Long considered a bastion of hope in a treacherous real estate climate, the apartment industry is now feeling the pain afflicting the rest of the economy. That's evident in moves made by three major apartment REITs this week.

Denver-based AIMCO, one of the country's largest apartment owners with 197,158 units under its belt as of the close of 2007, announced that it is cutting approximately 7 percent of its workforce and will take write-off costs for abandoning certain redevelopment projects and deals. It expects this fourth quarter charge to range from about $21 million to $28 million.

"We won't spend as much money on redevelopment in 2009 as we did in 2008 and 2007," says Tom Herzog, AIMCO's CFO. "That's just based on the current economic environment. Also, the funding isn't as easily obtained as it used to be."

One possible factor is AIMCO's leverage issues. It had $282 million maturing in 2008 and has $347 million maturing in 2009 and $314 million maturing in 2010. Herzog says most of that debt is nonrecourse with maturities over a long period of time (the average maturity is 9.3 years across its portfolio). "We feel like nonrecourse debt gives us a lot of safety," he says.

AIMCO's cutbacks were not the first. San Francisco-based BRE Properties, which downgraded its expectations for 2009 in December, announced this week that it will discontinue predevelopment at three sites and record an abandonment charge of approximately $5.1 million. It will also eliminate the positions of 33 employees, primarily in the development area. The company reduced its overall workforce by 4 percent and its development personnel by 36 percent. It still has five apartment communities under construction.

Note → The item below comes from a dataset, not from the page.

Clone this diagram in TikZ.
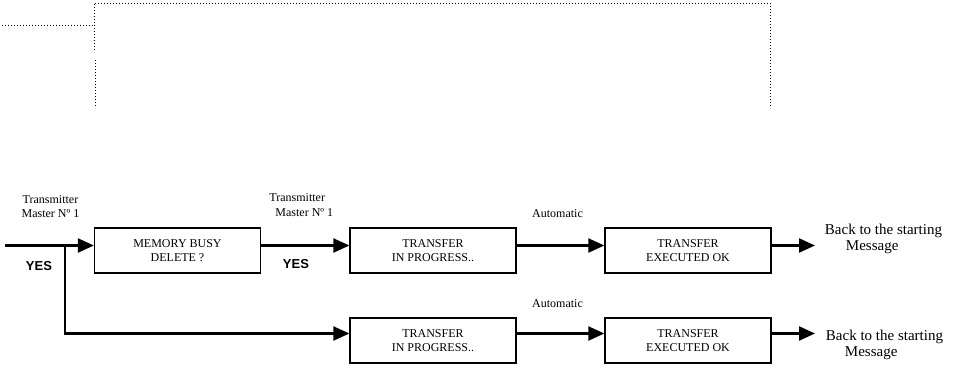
\documentclass[tikz,border=0pt]{standalone}
\usepackage{fontspec}
\setmainfont{Liberation Serif}
\newfontfamily\yesfont{Liberation Sans}
\usetikzlibrary{arrows.meta}

\begin{document}
\begin{tikzpicture}[x=1pt, y=-1pt]

		\tikzset{
			stepbox/.style={draw, line width=1.3pt, minimum width=166pt, minimum height=45pt, inner sep=0pt, align=center, font=\fontsize{12}{14.5}\selectfont},
			flow/.style={line width=2.2pt, -{Triangle[length=16pt,width=14pt]}},
			note/.style={align=center, inner sep=0pt, font=\fontsize{12}{14.5}\selectfont},
			yesmark/.style={inner sep=0pt, font=\yesfont\bfseries\fontsize{13}{14}\selectfont},
			backtext/.style={align=left, inner sep=0pt, font=\fontsize{15}{16.8}\selectfont},
			frame/.style={line width=1pt, dash pattern=on 1pt off 2pt},
		}

		\useasboundingbox (0,0) rectangle (955,367);

		% dotted frame at the top
		\draw [frame] (2,25) -- (94,25);
		\draw [frame] (94,50) -- (94,3) -- (770,3) -- (770,108);
		\draw [frame] (95,60) -- (95,108);

		% upper row
		\node [stepbox] (busy) at (177.5,250.5) {MEMORY BUSY\\DELETE ?};
		\node [stepbox] (prog) at (433,250.5) {TRANSFER\\IN PROGRESS..};
		\node [stepbox] (done) at (688,250.5) {TRANSFER\\EXECUTED OK};

		% lower row
		\node [stepbox] (progb) at (433,340.5) {TRANSFER\\IN PROGRESS..};
		\node [stepbox] (doneb) at (688,340.5) {TRANSFER\\EXECUTED OK};

		\coordinate (start) at (5,245.5);
		\coordinate (fork) at (65,245.5);
		\coordinate (endA) at (815,245.5);
		\coordinate (endB) at (815,333.5);

		\draw [flow] (start) -- ([yshift=5pt]busy.west);
		\draw [flow] (fork) |- ([yshift=7pt]progb.west);
		\draw [flow] ([yshift=5pt]busy.east) -- ([yshift=5pt]prog.west);
		\draw [flow] ([yshift=5pt]prog.east) -- ([yshift=5pt]done.west);
		\draw [flow] ([yshift=7pt]progb.east) -- ([yshift=7pt]doneb.west);
		\draw [flow] ([yshift=5pt]done.east) -- (endA);
		\draw [flow] ([yshift=7pt]doneb.east) -- (endB);

		\node [note] (txA) at (50.5,206.5) {Transmitter\\Master N\textordmasculine\ 1};
		\node [note, align=left] (txB) at (301.3,205) {Transmitter\\\hspace*{6pt}Master N\textordmasculine\ 1};
		\node [yesmark] (yesA) at (39,266) {YES};
		\node [yesmark] (yesB) at (296,264) {YES};
		\node [note] (autoA) at (557.5,213.5) {Automatic};
		\node [note] (autoB) at (557.5,303.5) {Automatic};

		\node [backtext] (backA) at (883.5,239) {Back to the starting\\\hspace*{21pt}Message};
		\node [backtext] (backB) at (884.5,345) {Back to the starting\\\hspace*{19pt}Message};

\end{tikzpicture}
\end{document}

Karin Ford, a senior analyst and vice president for New York-based Key Banc Capital Markets says there are differences in the two cases. "AIMCO's pressure is coming from their leverage; the credit markets are putting a lot of pressure on them," she says. "BRE is abandoning ground-up development and laying off people in their development arm."

REITs in general are slowing their development pipelines. Last year, Atlanta-based Post Properties, Houston-based Camden Property Trust, and Alexandria, Va.-based AvalonBay Communities announced they were ceasing development in 2009. Last week, Chicago-based Equity Residential announced it is taking a fourth quarter charge of about $115 million for impairments at five potential development projects that it no longer plans to pursue. Equity has already reduced its development staff and may continue to make adjustments as conditions warrant. It still has 10 apartment properties under construction that were not impacted by these actions.

Key Banc's Ford thinks it's fairly safe to assume more REITs will take off impairment charges and announce cutbacks in 2009, primarily because job losses continue to accumulate and credit hasn't eased.

"We're not expecting either to improve through the balance of this year," Ford says. "Maybe by the end of the year, you could see some easing, either when you start to get easier on the funding side or when the CMBS and bank lending markets come back and it's not just Fannie Mae and Freddie Mac that's lending to the industry."